## Start
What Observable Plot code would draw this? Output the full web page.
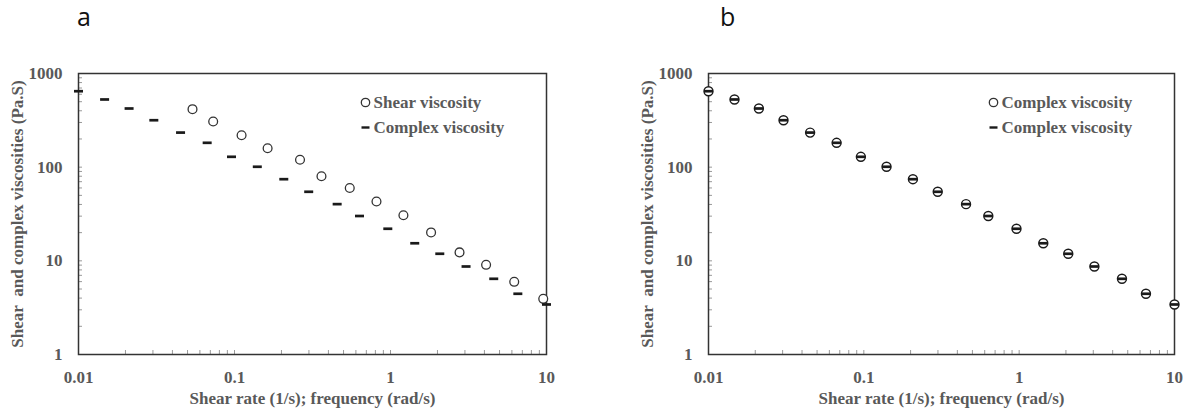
<!DOCTYPE html>
<html>
<head>
<meta charset="utf-8">
<script src="https://cdn.jsdelivr.net/npm/d3@7"></script>
<script src="https://cdn.jsdelivr.net/npm/@observablehq/plot@0.6"></script>
<style>
  html, body { margin: 0; padding: 0; background: #fff; }
  #wrap { position: relative; width: 1186px; height: 409px; overflow: hidden; }
  .panel { position: absolute; top: 0; }
  .letter { position: absolute; font-family: "Open Sans", sans-serif; font-size: 25px; color: #111; line-height: 1; }
</style>
</head>
<body>
<div id="wrap"></div>
<script>
// ---- data ----
const panelLetters = ["a", "b"];
// complex viscosity (frequency sweep)
const frequency = [0.01, 0.0147, 0.0211, 0.0304, 0.0451, 0.0668, 0.0957, 0.140, 0.207, 0.299, 0.455, 0.633, 0.961, 1.43, 2.07, 3.05, 4.59, 6.55, 10];
const complexViscosity = [647, 528, 423, 317, 234, 182, 129, 101, 74.4, 54.6, 40.3, 30.1, 22.0, 15.4, 11.9, 8.7, 6.43, 4.45, 3.42];
// shear viscosity (steady shear)
const shearRate = [0.0538, 0.0730, 0.111, 0.163, 0.263, 0.361, 0.548, 0.813, 1.21, 1.82, 2.77, 4.10, 6.21, 9.53];
const shearViscosity = [416, 307, 219, 159, 120, 80, 59.9, 43.0, 30.7, 20.1, 12.3, 9.07, 5.97, 3.93];

const xTicks = [0.01, 0.1, 1, 10];
const yTicks = [1, 10, 100, 1000];
const xTickLabels = ["0.01", "0.1", "1", "10"];
const yTickLabels = ["1", "10", "100", "1000"];
const xTitle = "Shear rate (1/s); frequency (rad/s)";
const yTitle = "Shear\u00a0 and complex viscosities (Pa.S)";
const legendA = ["Shear viscosity", "Complex viscosity"];
const legendB = ["Complex viscosity", "Complex viscosity"];

// minor tick positions (1..9 per decade)
const minorX = xTicks.slice(0, -1).flatMap(d => d3.range(1, 10).map(k => k * d)).concat([10]);
const minorY = yTicks.slice(0, -1).flatMap(d => d3.range(1, 10).map(k => k * d)).concat([1000]);

const complexData = frequency.map((x, i) => ({x, y: complexViscosity[i]}));
const shearData = shearRate.map((x, i) => ({x, y: shearViscosity[i]}));

// horizontal dash symbol
const dash = {
  draw(ctx, size) {
    const r = Math.sqrt(size / Math.PI);
    ctx.moveTo(-r, -r * 0.3);
    ctx.lineTo(r, -r * 0.3);
    ctx.lineTo(r, r * 0.3);
    ctx.lineTo(-r, r * 0.3);
    ctx.closePath();
  }
};

const TEXT = "#595959";
const INK = "#1a1a1a";

function panel({marginLeft, marginRight, overlay, legend}) {
  const marks = [
    // minor ticks inside the frame
    Plot.axisX(minorX, {tickSize: 4, dy: -4, tickFormat: () => "", stroke: "#9a9a9a", label: null}),
    Plot.axisY(minorY, {tickSize: 4, dx: 4, tickFormat: () => "", stroke: "#9a9a9a", label: null}),
    // tick labels
    Plot.axisX(xTicks, {tickSize: 0, tickPadding: 16, tickFormat: (d) => xTickLabels[xTicks.indexOf(d)], fill: TEXT, label: null}),
    Plot.axisY(yTicks, {tickSize: 0, tickPadding: 16, tickFormat: (d) => yTickLabels[yTicks.indexOf(d)], fill: TEXT, label: null}),
    Plot.frame({stroke: "#333", strokeWidth: 1.5}),
    // axis titles
    Plot.text([xTitle], {frameAnchor: "bottom", dy: 44, lineAnchor: "middle", text: d => d, fill: TEXT}),
    Plot.text([yTitle], {frameAnchor: "left", dx: -61, rotate: -90, textAnchor: "middle", lineAnchor: "middle", text: d => d, fill: TEXT}),
  ];
  if (overlay) {
    marks.push(
      Plot.dot(complexData, {x: "x", y: "y", r: 4.5, stroke: INK, strokeWidth: 1.4, fill: "white"}),
      Plot.dot(complexData, {x: "x", y: "y", r: 4.5, symbol: dash, fill: INK})
    );
  } else {
    marks.push(
      Plot.dot(shearData, {x: "x", y: "y", r: 4.4, stroke: "#333", strokeWidth: 1.3, fill: "white"}),
      Plot.dot(complexData, {x: "x", y: "y", r: 4.5, symbol: dash, fill: INK})
    );
  }
  // legend
  marks.push(
    Plot.dot([legend[0]], {frameAnchor: "top-right", dx: -181, dy: 29, r: 4.2, stroke: "#333", strokeWidth: 1.3, fill: "white"}),
    Plot.dot([legend[1]], {frameAnchor: "top-right", dx: -181, dy: 54, r: 4, symbol: dash, fill: INK}),
    Plot.text([legend[0]], {frameAnchor: "top-right", dx: -173, dy: 29, textAnchor: "start", lineAnchor: "middle", text: d => d, fill: TEXT}),
    Plot.text([legend[1]], {frameAnchor: "top-right", dx: -173, dy: 54, textAnchor: "start", lineAnchor: "middle", text: d => d, fill: TEXT})
  );
  return Plot.plot({
    width: 593,
    height: 409,
    marginTop: 73,
    marginBottom: 55,
    marginLeft,
    marginRight,
    x: {type: "log", domain: [0.01, 10]},
    y: {type: "log", domain: [1, 1000]},
    style: {fontFamily: "'Liberation Serif', serif", fontWeight: "bold", fontSize: "17px", background: "white", overflow: "visible"},
    marks
  });
}

const wrap = document.getElementById("wrap");
const pa = panel({marginLeft: 78, marginRight: 47, overlay: false, legend: legendA});
const pb = panel({marginLeft: 115, marginRight: 12, overlay: true, legend: legendB});
[pa, pb].forEach((svg, i) => {
  const d = document.createElement("div");
  d.className = "panel";
  d.style.left = (i * 593) + "px";
  d.appendChild(svg);
  wrap.appendChild(d);
});
const letterPos = [[77, 4], [720, 4]];
panelLetters.forEach((t, i) => {
  const el = document.createElement("div");
  el.className = "letter";
  el.textContent = t;
  el.style.left = letterPos[i][0] + "px";
  el.style.top = letterPos[i][1] + "px";
  wrap.appendChild(el);
});
</script>
</body>
</html>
## End
Set down the material exactly, every line of it, except for the pictures.

** THE RESULT **
What Observable Plot code would draw this? Output the full web page.
<!DOCTYPE html>
<html>
<head>
<meta charset="utf-8">
<script src="https://cdn.jsdelivr.net/npm/d3@7"></script>
<script src="https://cdn.jsdelivr.net/npm/@observablehq/plot@0.6"></script>
<style>
  html, body { margin: 0; padding: 0; background: #fff; }
  #wrap { position: relative; width: 1186px; height: 409px; overflow: hidden; }
  .panel { position: absolute; top: 0; }
  .letter { position: absolute; font-family: "Open Sans", sans-serif; font-size: 25px; color: #111; line-height: 1; }
</style>
</head>
<body>
<div id="wrap"></div>
<script>
// ---- data ----
const panelLetters = ["a", "b"];
// complex viscosity (frequency sweep)
const frequency = [0.01, 0.0147, 0.0211, 0.0304, 0.0451, 0.0668, 0.0957, 0.140, 0.207, 0.299, 0.455, 0.633, 0.961, 1.43, 2.07, 3.05, 4.59, 6.55, 10];
const complexViscosity = [647, 528, 423, 317, 234, 182, 129, 101, 74.4, 54.6, 40.3, 30.1, 22.0, 15.4, 11.9, 8.7, 6.43, 4.45, 3.42];
// shear viscosity (steady shear)
const shearRate = [0.0538, 0.0730, 0.111, 0.163, 0.263, 0.361, 0.548, 0.813, 1.21, 1.82, 2.77, 4.10, 6.21, 9.53];
const shearViscosity = [416, 307, 219, 159, 120, 80, 59.9, 43.0, 30.7, 20.1, 12.3, 9.07, 5.97, 3.93];

const xTicks = [0.01, 0.1, 1, 10];
const yTicks = [1, 10, 100, 1000];
const xTickLabels = ["0.01", "0.1", "1", "10"];
const yTickLabels = ["1", "10", "100", "1000"];
const xTitle = "Shear rate (1/s); frequency (rad/s)";
const yTitle = "Shear\u00a0 and complex viscosities (Pa.S)";
const legendA = ["Shear viscosity", "Complex viscosity"];
const legendB = ["Complex viscosity", "Complex viscosity"];

// minor tick positions (1..9 per decade)
const minorX = xTicks.slice(0, -1).flatMap(d => d3.range(1, 10).map(k => k * d)).concat([10]);
const minorY = yTicks.slice(0, -1).flatMap(d => d3.range(1, 10).map(k => k * d)).concat([1000]);

const complexData = frequency.map((x, i) => ({x, y: complexViscosity[i]}));
const shearData = shearRate.map((x, i) => ({x, y: shearViscosity[i]}));

// horizontal dash symbol
const dash = {
  draw(ctx, size) {
    const r = Math.sqrt(size / Math.PI);
    ctx.moveTo(-r, -r * 0.3);
    ctx.lineTo(r, -r * 0.3);
    ctx.lineTo(r, r * 0.3);
    ctx.lineTo(-r, r * 0.3);
    ctx.closePath();
  }
};

const TEXT = "#595959";
const INK = "#1a1a1a";

function panel({marginLeft, marginRight, overlay, legend}) {
  const marks = [
    // minor ticks inside the frame
    Plot.axisX(minorX, {tickSize: 4, dy: -4, tickFormat: () => "", stroke: "#9a9a9a", label: null}),
    Plot.axisY(minorY, {tickSize: 4, dx: 4, tickFormat: () => "", stroke: "#9a9a9a", label: null}),
    // tick labels
    Plot.axisX(xTicks, {tickSize: 0, tickPadding: 16, tickFormat: (d) => xTickLabels[xTicks.indexOf(d)], fill: TEXT, label: null}),
    Plot.axisY(yTicks, {tickSize: 0, tickPadding: 16, tickFormat: (d) => yTickLabels[yTicks.indexOf(d)], fill: TEXT, label: null}),
    Plot.frame({stroke: "#333", strokeWidth: 1.5}),
    // axis titles
    Plot.text([xTitle], {frameAnchor: "bottom", dy: 44, lineAnchor: "middle", text: d => d, fill: TEXT}),
    Plot.text([yTitle], {frameAnchor: "left", dx: -61, rotate: -90, textAnchor: "middle", lineAnchor: "middle", text: d => d, fill: TEXT}),
  ];
  if (overlay) {
    marks.push(
      Plot.dot(complexData, {x: "x", y: "y", r: 4.5, stroke: INK, strokeWidth: 1.4, fill: "white"}),
      Plot.dot(complexData, {x: "x", y: "y", r: 4.5, symbol: dash, fill: INK})
    );
  } else {
    marks.push(
      Plot.dot(shearData, {x: "x", y: "y", r: 4.4, stroke: "#333", strokeWidth: 1.3, fill: "white"}),
      Plot.dot(complexData, {x: "x", y: "y", r: 4.5, symbol: dash, fill: INK})
    );
  }
  // legend
  marks.push(
    Plot.dot([legend[0]], {frameAnchor: "top-right", dx: -181, dy: 29, r: 4.2, stroke: "#333", strokeWidth: 1.3, fill: "white"}),
    Plot.dot([legend[1]], {frameAnchor: "top-right", dx: -181, dy: 54, r: 4, symbol: dash, fill: INK}),
    Plot.text([legend[0]], {frameAnchor: "top-right", dx: -173, dy: 29, textAnchor: "start", lineAnchor: "middle", text: d => d, fill: TEXT}),
    Plot.text([legend[1]], {frameAnchor: "top-right", dx: -173, dy: 54, textAnchor: "start", lineAnchor: "middle", text: d => d, fill: TEXT})
  );
  return Plot.plot({
    width: 593,
    height: 409,
    marginTop: 73,
    marginBottom: 55,
    marginLeft,
    marginRight,
    x: {type: "log", domain: [0.01, 10]},
    y: {type: "log", domain: [1, 1000]},
    style: {fontFamily: "'Liberation Serif', serif", fontWeight: "bold", fontSize: "17px", background: "white", overflow: "visible"},
    marks
  });
}

const wrap = document.getElementById("wrap");
const pa = panel({marginLeft: 78, marginRight: 47, overlay: false, legend: legendA});
const pb = panel({marginLeft: 115, marginRight: 12, overlay: true, legend: legendB});
[pa, pb].forEach((svg, i) => {
  const d = document.createElement("div");
  d.className = "panel";
  d.style.left = (i * 593) + "px";
  d.appendChild(svg);
  wrap.appendChild(d);
});
const letterPos = [[77, 4], [720, 4]];
panelLetters.forEach((t, i) => {
  const el = document.createElement("div");
  el.className = "letter";
  el.textContent = t;
  el.style.left = letterPos[i][0] + "px";
  el.style.top = letterPos[i][1] + "px";
  wrap.appendChild(el);
});
</script>
</body>
</html>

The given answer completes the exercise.